Monken’s experience working to design the offense rather than call plays will help in Cleveland, as Kitchens plans to continue to handle play-calling duties. Kitchens found lightning in a bottle last year, and perhaps Monken can help design an offense to keep the magic alive. Monken also brings a long history with the Air Raid offense to Cleveland, and Mayfield played in an Air Raid offense throughout college. Will we see the spread out, aggressive air raid style in Cleveland? We will soon see. They do have a new wide receiver to put through his paces.
On the defensive side, Kitchens went with experience and brought in Steve Wilks, who was released from his duties as the Arizona Cardinals head coach after a dismal first season at the helm. Wilks does have a history of running strong defenses, however, so perhaps he can put his time in the desert in the rearview mirror. One of the only positives from his horrible one-and-done run as head coach of the Cardinals was a strong pass defense. Hopefully he can translate his past success in Carolina and other stops to work in Cleveland.
There is all kinds of offensive talent in Cleveland, and that was before “the trade.” It starts at quarterback with the rising star of Mayfield. If you don’t have Mayfield in superflex, you probably can’t get him. If you do have him, good work! There really isn’t much more to say here, other than don’t overpay for him if you’re in a one-quarterback league.
At running back, Nick Chubb had a very strong rookie season himself. Once the Browns shipped out Carlos Hyde in October, Chubb was able to take over the top running back job fully, and boy did he take it over. Over 1,100 all-purpose yards and ten touchdowns for a team that struggled half the season? Yes, please. And if that wasn’t enough, the Browns also took a chance on Kareem Hunt, who had an awful lot of success on the field, even if he has had some serious issues off the field. They also have my old buddy Duke Johnson still on the roster, but the winds say he may be headed out of town at some point. Johnson may be the best receiving running back in the league.
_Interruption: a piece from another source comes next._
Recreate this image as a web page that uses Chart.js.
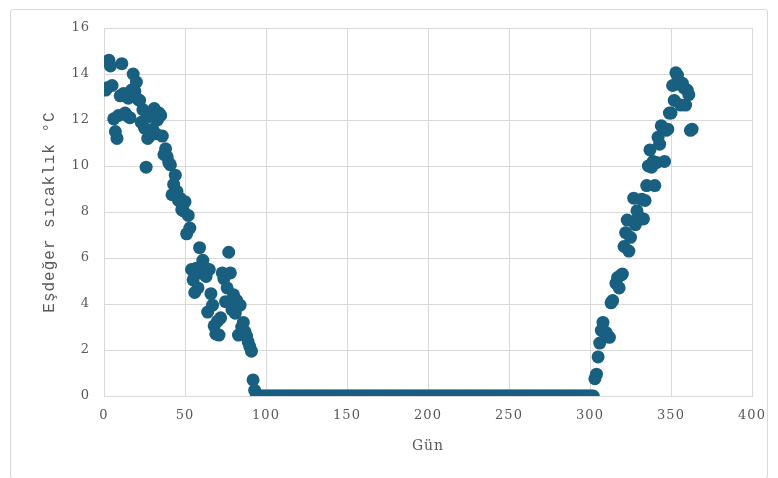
<!DOCTYPE html>
<html>
<head>
<meta charset="utf-8">
<script src="https://cdn.jsdelivr.net/npm/chart.js@4/dist/chart.umd.min.js"></script>
<style>
  html, body { margin: 0; padding: 0; background: #ffffff; }
  #wrap { position: relative; width: 778px; height: 478px; }
  #frame { position: absolute; left: 10px; top: 9px; width: 758px; height: 470px;
           border: 1px solid #d9d9d9; border-radius: 3px; box-sizing: border-box; }
  #c { position: absolute; left: 0; top: 0; }
</style>
</head>
<body>
<div id="wrap">
  <div id="frame"></div>
  <canvas id="c" width="778" height="478"></canvas>
</div>
<script>
// Equivalent temperature per day of year (°C)
const winterDays = [
  1, 2, 3, 4, 5, 6, 7, 8, 9, 10, 11, 12, 13, 14, 15, 16, 17, 18, 19, 20,
  21, 22, 23, 24, 25, 26, 27, 28, 29, 30, 31, 32, 33, 34, 35, 36, 37, 38, 39, 40,
  41, 42, 43, 44, 45, 46, 47, 48, 49, 50, 51, 52, 53, 54, 55, 56, 57, 58, 59, 60,
  61, 62, 63, 64, 65, 66, 67, 68, 69, 70, 71, 72, 73, 74, 75, 76, 77, 78, 79, 80,
  81, 82, 83, 84, 85, 86, 87, 88, 89, 90, 91, 92, 93
];
const winterTemps = [
  13.3, 13.4, 14.6, 14.35, 13.5, 12.05, 11.5, 11.2, 12.2, 13.05,
  14.45, 13.15, 12.3, 12.2, 12.95, 12.1, 13.3, 14.0, 13.25, 13.65,
  12.9, 12.85, 11.9, 12.45, 11.65, 9.95, 11.2, 12.15, 11.35, 11.6,
  12.5, 11.4, 12.0, 12.3, 12.2, 11.3, 10.5, 10.75, 10.4, 10.15,
  10.05, 8.75, 9.2, 9.6, 8.9, 8.5, 8.6, 8.1, 8.05, 8.45,
  7.05, 7.85, 7.3, 5.5, 5.05, 4.5, 5.55, 4.7, 6.45, 5.35,
  5.9, 5.6, 5.2, 3.65, 5.5, 4.45, 3.95, 3.05, 2.7, 3.25,
  2.65, 3.4, 5.35, 5.1, 4.1, 4.7, 6.25, 5.35, 3.75, 4.4,
  3.6, 4.15, 2.65, 3.95, 3.0, 3.2, 2.8, 2.6, 2.35, 2.15,
  1.95, 0.7, 0.25
];

// Summer days with no heating demand (equivalent temperature 0 °C)
const summerDays = [
  94, 95, 96, 97, 98, 99, 100, 101, 102, 103, 104, 105, 106, 107, 108, 109, 110, 111, 112, 113,
  114, 115, 116, 117, 118, 119, 120, 121, 122, 123, 124, 125, 126, 127, 128, 129, 130, 131, 132, 133,
  134, 135, 136, 137, 138, 139, 140, 141, 142, 143, 144, 145, 146, 147, 148, 149, 150, 151, 152, 153,
  154, 155, 156, 157, 158, 159, 160, 161, 162, 163, 164, 165, 166, 167, 168, 169, 170, 171, 172, 173,
  174, 175, 176, 177, 178, 179, 180, 181, 182, 183, 184, 185, 186, 187, 188, 189, 190, 191, 192, 193,
  194, 195, 196, 197, 198, 199, 200, 201, 202, 203, 204, 205, 206, 207, 208, 209, 210, 211, 212, 213,
  214, 215, 216, 217, 218, 219, 220, 221, 222, 223, 224, 225, 226, 227, 228, 229, 230, 231, 232, 233,
  234, 235, 236, 237, 238, 239, 240, 241, 242, 243, 244, 245, 246, 247, 248, 249, 250, 251, 252, 253,
  254, 255, 256, 257, 258, 259, 260, 261, 262, 263, 264, 265, 266, 267, 268, 269, 270, 271, 272, 273,
  274, 275, 276, 277, 278, 279, 280, 281, 282, 283, 284, 285, 286, 287, 288, 289, 290, 291, 292, 293,
  294, 295, 296, 297, 298, 299, 300, 301, 302
];
const summerTemps = [
  0, 0, 0, 0, 0, 0, 0, 0, 0, 0, 0, 0, 0, 0, 0, 0, 0, 0, 0, 0,
  0, 0, 0, 0, 0, 0, 0, 0, 0, 0, 0, 0, 0, 0, 0, 0, 0, 0, 0, 0,
  0, 0, 0, 0, 0, 0, 0, 0, 0, 0, 0, 0, 0, 0, 0, 0, 0, 0, 0, 0,
  0, 0, 0, 0, 0, 0, 0, 0, 0, 0, 0, 0, 0, 0, 0, 0, 0, 0, 0, 0,
  0, 0, 0, 0, 0, 0, 0, 0, 0, 0, 0, 0, 0, 0, 0, 0, 0, 0, 0, 0,
  0, 0, 0, 0, 0, 0, 0, 0, 0, 0, 0, 0, 0, 0, 0, 0, 0, 0, 0, 0,
  0, 0, 0, 0, 0, 0, 0, 0, 0, 0, 0, 0, 0, 0, 0, 0, 0, 0, 0, 0,
  0, 0, 0, 0, 0, 0, 0, 0, 0, 0, 0, 0, 0, 0, 0, 0, 0, 0, 0, 0,
  0, 0, 0, 0, 0, 0, 0, 0, 0, 0, 0, 0, 0, 0, 0, 0, 0, 0, 0, 0,
  0, 0, 0, 0, 0, 0, 0, 0, 0, 0, 0, 0, 0, 0, 0, 0, 0, 0, 0, 0,
  0, 0, 0, 0, 0, 0, 0, 0, 0
];

const autumnDays = [
  303, 304, 305, 306, 307, 308, 309, 310, 311, 312, 313, 314, 316, 317, 318, 319, 320, 321, 322, 323,
  324, 325, 327, 328, 329, 330, 331, 332, 333, 334, 335, 336, 337, 338, 339, 340, 341, 342, 343, 344,
  345, 346, 347, 348, 349, 350, 351, 352, 353, 354, 355, 356, 357, 358, 359, 360, 361, 362, 363
];
const autumnTemps = [
  0.75, 0.95, 1.7, 2.3, 2.85, 3.2, 2.8, 2.75, 2.6, 2.55, 4.05, 4.15, 4.9, 5.15, 4.7, 5.25, 5.3, 6.5, 7.1, 7.65,
  6.3, 6.9, 8.6, 7.45, 8.05, 7.8, 7.7, 8.55, 7.7, 8.5, 9.15, 10.0, 10.7, 9.95, 10.2, 9.15, 10.15, 11.25, 10.95, 11.75,
  11.65, 10.2, 11.55, 11.6, 12.3, 12.3, 13.5, 12.85, 14.05, 13.95, 13.55, 12.65, 13.6, 13.4, 12.65, 13.3, 13.1, 11.55, 11.6
];

const xTicks = [0, 50, 100, 150, 200, 250, 300, 350, 400];
const yTicks = [0, 2, 4, 6, 8, 10, 12, 14, 16];

const days = winterDays.concat(summerDays, autumnDays);
const temps = winterTemps.concat(summerTemps, autumnTemps);
const points = days.map((d, i) => ({ x: d, y: temps[i] }));

const textGray = '#595959';
const gridGray = '#d9d9d9';
const tickFont = { family: "'DejaVu Serif', serif", size: 13 };

const spacing = {
  id: 'spacing',
  beforeDraw(chart) { chart.ctx.letterSpacing = '1px'; }
};

new Chart(document.getElementById('c'), {
  type: 'scatter',
  data: {
    datasets: [{
      data: points,
      backgroundColor: '#185f80',
      borderColor: '#185f80',
      borderWidth: 0,
      pointRadius: 6.5,
      pointHoverRadius: 6.5
    }]
  },
  options: {
    responsive: false,
    animation: false,
    events: [],
    layout: { padding: { left: 0, right: 26, top: 28, bottom: 0 } },
    plugins: { legend: { display: false }, tooltip: { enabled: false } },
    scales: {
      x: {
        type: 'linear',
        min: 0, max: 400,
        afterBuildTicks(scale) { scale.ticks = xTicks.map(v => ({ value: v })); },
        afterFit(scale) { scale.height = 82; },
        grid: { color: gridGray, lineWidth: 1, drawTicks: false },
        border: { color: gridGray, width: 1 },
        ticks: { color: textGray, font: tickFont, padding: 12 },
        title: { display: true, text: 'Gün', color: textGray,
                 font: { family: "'DejaVu Serif', serif", size: 14 }, padding: { top: 6, bottom: 23 } }
      },
      y: {
        type: 'linear',
        min: 0, max: 16,
        afterBuildTicks(scale) { scale.ticks = yTicks.map(v => ({ value: v })); },
        afterFit(scale) { scale.width = 104; },
        grid: { color: gridGray, lineWidth: 1, drawTicks: false },
        border: { color: gridGray, width: 1 },
        ticks: { color: textGray, font: tickFont, padding: 14 },
        title: { display: true, text: 'Eşdeğer sıcaklık °C', color: textGray,
                 font: { family: "'Liberation Mono', monospace", size: 16 }, padding: { top: 40, bottom: 4 } }
      }
    }
  },
  plugins: [spacing]
});
</script>
</body>
</html>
Ok, ok, we made it here. “The Browns got Odell Beckham!” In the most shocking move of this off-season, the Browns pried perhaps the best wide receiver in football away from the suddenly clueless New York Giants. While I love the new, trade-happy NFL, I don’t know how you move a player like Beckham. A top three wide receiver who is still that young? I don’t get it. The Browns also still have the services of Jarvis Landry, who may catch north of 300 balls this year with Beckham wreaking havoc on coverage. There are other wide receivers on the team like Rashard Higgins and the once boutique pick Antonio Callaway, but I wonder how to pick who to go after past the big two.
At tight end, at least, the choice is clear. You want David Njoku. This may be the year and the offense to truly unlock his talent. I expect Njoku to blot out the sun numerous times in the end zone this year. He’s a great player to have at the position if you can’t get one of the top three tight ends.
The Bottom Line
Whew. Just listing the offensive talent in the Dawg Pound is a little tiring. The problem is that almost all of those talented players are likely fetching full price or more this off-season. I’d love to own quite a few of them, but it may not be in the cards. Players aside, I do like the look of the new coaching staff. I know some didn’t love the Kitchens hire, but in my estimation, that’s more about a lack of familiarity with the new head honcho. He’s just never been the kind of hot name that football fans love to talk about, and therefore a lot of us looked at the hire and said, “huh?” I felt unsure myself, but the more I read about Kitchens the more I liked him. And with all that talent, as long as he can keep the team together he’ll have a great chance at success.